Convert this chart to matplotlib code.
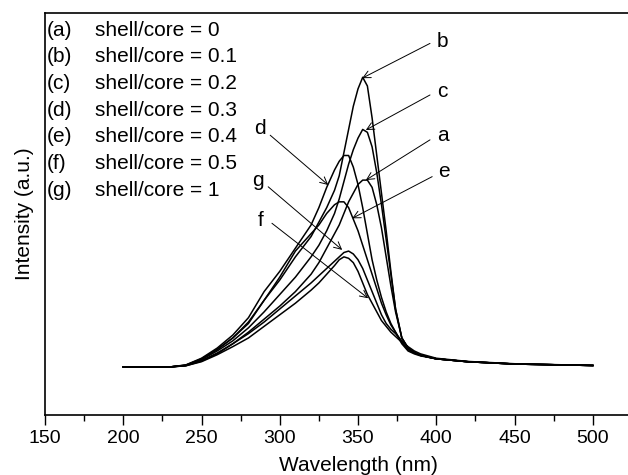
import numpy as np
import matplotlib
matplotlib.use('Agg')
import matplotlib.pyplot as plt

plt.rcParams['font.family'] = ['Liberation Sans', 'DejaVu Sans']

# wavelength grid (nm)
wl = [200, 230, 240, 250, 260, 270, 280, 290, 300, 310, 320, 325, 330, 335, 338, 341, 344,
      347, 350, 353, 356, 359, 362, 365, 368, 371, 374, 378, 382, 386, 390, 400, 420, 450, 500]

# intensity (a.u.), baseline = 0, peak of (b) = 1
a = [0, 0, 0.004, 0.02, 0.045, 0.08, 0.12, 0.165, 0.21, 0.26, 0.32, 0.36, 0.41, 0.46, 0.49, 0.53, 0.57,
     0.60, 0.63, 0.645, 0.645, 0.62, 0.56, 0.48, 0.38, 0.28, 0.19, 0.10, 0.065, 0.05, 0.04, 0.028, 0.018, 0.01, 0.005]
b = [0, 0, 0.006, 0.028, 0.06, 0.10, 0.155, 0.23, 0.30, 0.38, 0.45, 0.50, 0.55, 0.61, 0.66, 0.74, 0.82,
     0.90, 0.96, 1.0, 0.97, 0.86, 0.73, 0.60, 0.47, 0.33, 0.20, 0.10, 0.065, 0.05, 0.04, 0.028, 0.018, 0.01, 0.005]
c = [0, 0, 0.005, 0.025, 0.055, 0.09, 0.135, 0.19, 0.25, 0.31, 0.38, 0.42, 0.47, 0.53, 0.58, 0.64, 0.70,
     0.75, 0.79, 0.82, 0.81, 0.76, 0.67, 0.56, 0.44, 0.32, 0.20, 0.10, 0.065, 0.05, 0.04, 0.028, 0.018, 0.01, 0.005]
d = [0, 0, 0.007, 0.03, 0.065, 0.11, 0.17, 0.26, 0.33, 0.41, 0.49, 0.55, 0.62, 0.68, 0.71, 0.73, 0.73,
     0.69, 0.63, 0.55, 0.46, 0.37, 0.30, 0.24, 0.19, 0.15, 0.12, 0.08, 0.055, 0.045, 0.038, 0.028, 0.018, 0.01, 0.005]
e = [0, 0, 0.006, 0.027, 0.06, 0.10, 0.15, 0.23, 0.31, 0.40, 0.46, 0.49, 0.53, 0.56, 0.57, 0.57, 0.55,
     0.51, 0.47, 0.42, 0.37, 0.32, 0.27, 0.22, 0.18, 0.145, 0.12, 0.085, 0.06, 0.048, 0.04, 0.028, 0.018, 0.01, 0.005]
f = [0, 0, 0.004, 0.018, 0.042, 0.07, 0.10, 0.14, 0.18, 0.22, 0.265, 0.29, 0.32, 0.35, 0.37, 0.38, 0.375,
     0.36, 0.33, 0.29, 0.25, 0.22, 0.19, 0.16, 0.14, 0.12, 0.105, 0.085, 0.06, 0.048, 0.04, 0.028, 0.018, 0.01, 0.005]
g = [0, 0, 0.005, 0.022, 0.048, 0.08, 0.115, 0.155, 0.20, 0.245, 0.29, 0.315, 0.34, 0.365, 0.38, 0.395, 0.40,
     0.39, 0.37, 0.34, 0.30, 0.26, 0.22, 0.18, 0.15, 0.13, 0.115, 0.09, 0.07, 0.055, 0.045, 0.03, 0.019, 0.011, 0.005]

series = [a, b, c, d, e, f, g]
letters = ['a', 'b', 'c', 'd', 'e', 'f', 'g']
ratios = ['0', '0.1', '0.2', '0.3', '0.4', '0.5', '1']

# curve label: (text pos, arrow start, arrow tip)
callouts = {
    'b': ((404, 1.123), (396, 1.117), (352.7, 0.997)),
    'c': ((404, 0.950), (396, 0.939), (355, 0.818)),
    'a': ((404, 0.800), (396, 0.784), (355, 0.645)),
    'e': ((405, 0.674), (397.4, 0.657), (346.3, 0.513)),
    'd': ((287.5, 0.824), (293.9, 0.800), (331, 0.628)),
    'g': ((286.2, 0.645), (292.6, 0.622), (339.9, 0.404)),
    'f': ((287.5, 0.507), (295, 0.496), (356.5, 0.237)),
}

W, H = 628, 475
fig = plt.figure(figsize=(W / 100, H / 100), dpi=100)
ax = fig.add_axes([45 / W, (H - 415) / H, (671 - 45) / W, (415 - 13) / H])

for ys in series:
    ax.plot(wl, ys, color='black', lw=1.1)

for k, (txt, start, tip) in callouts.items():
    ax.text(txt[0], txt[1], k, fontsize=15, ha='center', va='center')
    ax.annotate('', xy=tip, xytext=start,
                arrowprops=dict(arrowstyle='->', lw=0.7, color='black',
                                shrinkA=0, shrinkB=0, mutation_scale=13))

for i, (l, r) in enumerate(zip(letters, ratios)):
    yy = 1 - (30 + i * 26.7) / H
    fig.text(47 / W, yy, f'({l})', fontsize=15, va='center')
    fig.text(95 / W, yy, f'shell/core = {r}', fontsize=15, va='center')

ax.set_xlim(150, 550)
ax.set_ylim(-0.166, 1.222)
ax.set_xticks(np.arange(150, 501, 50))
ax.set_xticks(np.arange(175, 551, 50), minor=True)
ax.set_yticks([])
ax.tick_params(axis='x', which='major', length=7, width=1, labelsize=14, pad=4)
ax.tick_params(axis='x', which='minor', length=4, width=1)
ax.set_xlabel('Wavelength (nm)', fontsize=15, labelpad=6)
ax.set_ylabel('Intensity (a.u.)', fontsize=15, labelpad=8)
for s in ax.spines.values():
    s.set_linewidth(1.2)

fig.savefig('out.png', dpi=100)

* [Aim] Restate the data word for word from its first line through the line with "420, 450, 500]", leaving out any picture along the way.

* [Completed exercise]
Convert this chart to matplotlib code.
import numpy as np
import matplotlib
matplotlib.use('Agg')
import matplotlib.pyplot as plt

plt.rcParams['font.family'] = ['Liberation Sans', 'DejaVu Sans']

# wavelength grid (nm)
wl = [200, 230, 240, 250, 260, 270, 280, 290, 300, 310, 320, 325, 330, 335, 338, 341, 344,
      347, 350, 353, 356, 359, 362, 365, 368, 371, 374, 378, 382, 386, 390, 400, 420, 450, 500]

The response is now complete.